We agree, and hold that RISA applies to the rent-to-own contracts at issue here.

VII

The judgment of the Appellate Division is reversed. The matter is remanded to the trial judge for reinstatement of Perez's complaint and for such further proceedings as are warranted.

CHIEF JUSTICE PORTIZ and JUSTICES LaVECCHIA, ZAZZALI, ALBIN and WALLACE join in JUSTICE LONG's opinion. JUSTICE RIVERA-SOTO filed a separate opinion, concurring in part and dissenting in part.

DISSENT BY: RIVERA-SOTO

[To] the extent the majority concludes that "RISA applies to the rent-to-own contracts at issue here [and] embraces plaintiff's contention that "the 30% interest rate cap in the criminal usury statute applies to the time price differential in RISA; and holds that plaintiff's individual and class claims under the Consumer Fraud Act must be reinstated I respectfully dissent for substantially the reasons expressed in Judge Petrella's thoughtful and reasoned opinion below. I add only the following.

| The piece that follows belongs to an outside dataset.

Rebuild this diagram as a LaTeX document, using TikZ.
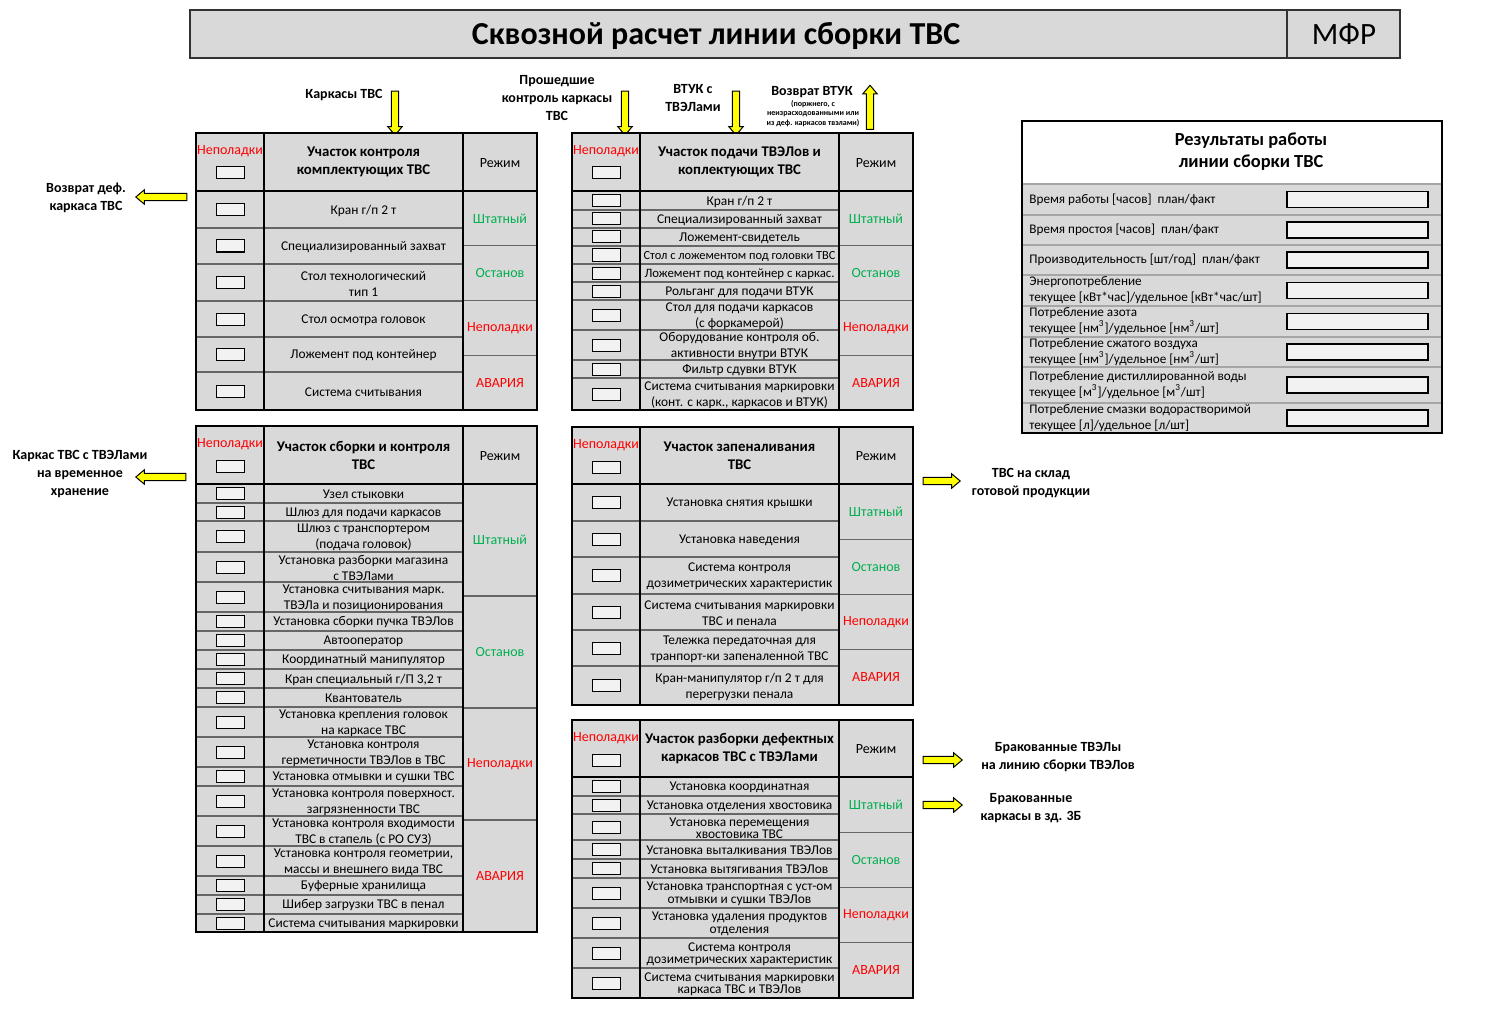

Many may consider the rent-to-own industry abhorrent. However, setting aside that particularly noxious version of noblesse oblige, the fact remains that merchants that offer goods on a rent-to-own basis nevertheless satisfy an important need. The Federal Trade Commission has acknowledged that

[r]ent-to-own transactions provide immediate access to household goods for a relatively low weekly or monthly payment, typically without any down payment or credit check. Consumers enter into a self-renewing weekly or monthly lease for the rented merchandise, and are under no obligation to continue payments beyond the current weekly or monthly period. . . . These terms are attractive to many consumers who cannot afford a cash purchase, may be unable to qualify for credit, and are unwilling or unable to wait until they can save for a purchase. Some consumers also may value the flexibility offered by the transaction, which allows return of the merchandise at any time without obligation for further payments or negative impact on the customer's credit rating. Other consumers may rent merchandise to fill a temporary need or to try a product before buying it. [Federal Trade Commission, Bureau of Economics Staff Report: Survey of Rent-to-Own Customers ES-3 (April 2000).]

Moreover, the New Jersey Legislature has similarly recognized the value and contributions of this industry in a most eloquent way: by simply leaving it alone. As the Appellate Division noted in its Appendix, "[v]irtually every other state in the nation, as well as the District of Columbia, has adopted a statute explicitly regulating rent-to-own contracts as a distinct transactional form. The only exceptions are New Jersey, North Carolina and Wisconsin. "

If there is a need to regulate the rent-to-own industry--a need certainly not demonstrated in this record--then the source of that regulation should be legislative or executive action, and not a cobbled-together judicial cure for a perceived but unsubstantiated ill. Because a rent-to-own contract is not a "retail installment contract" under RISA, the provisions of RISA simply are inapplicable by their own terms. Further, because the criminal usury statute is not intended to apply to a time-price differential, that is, the difference between the cash price of an item and the cost to purchase that same item on credit, it similarly does not apply to rent-to-own contracts. Finally, because plaintiff's individual and class Consumer Fraud Act claims are based on her RISA and criminal usury claims, those too should fail.

For the foregoing reasons, I respectfully dissent.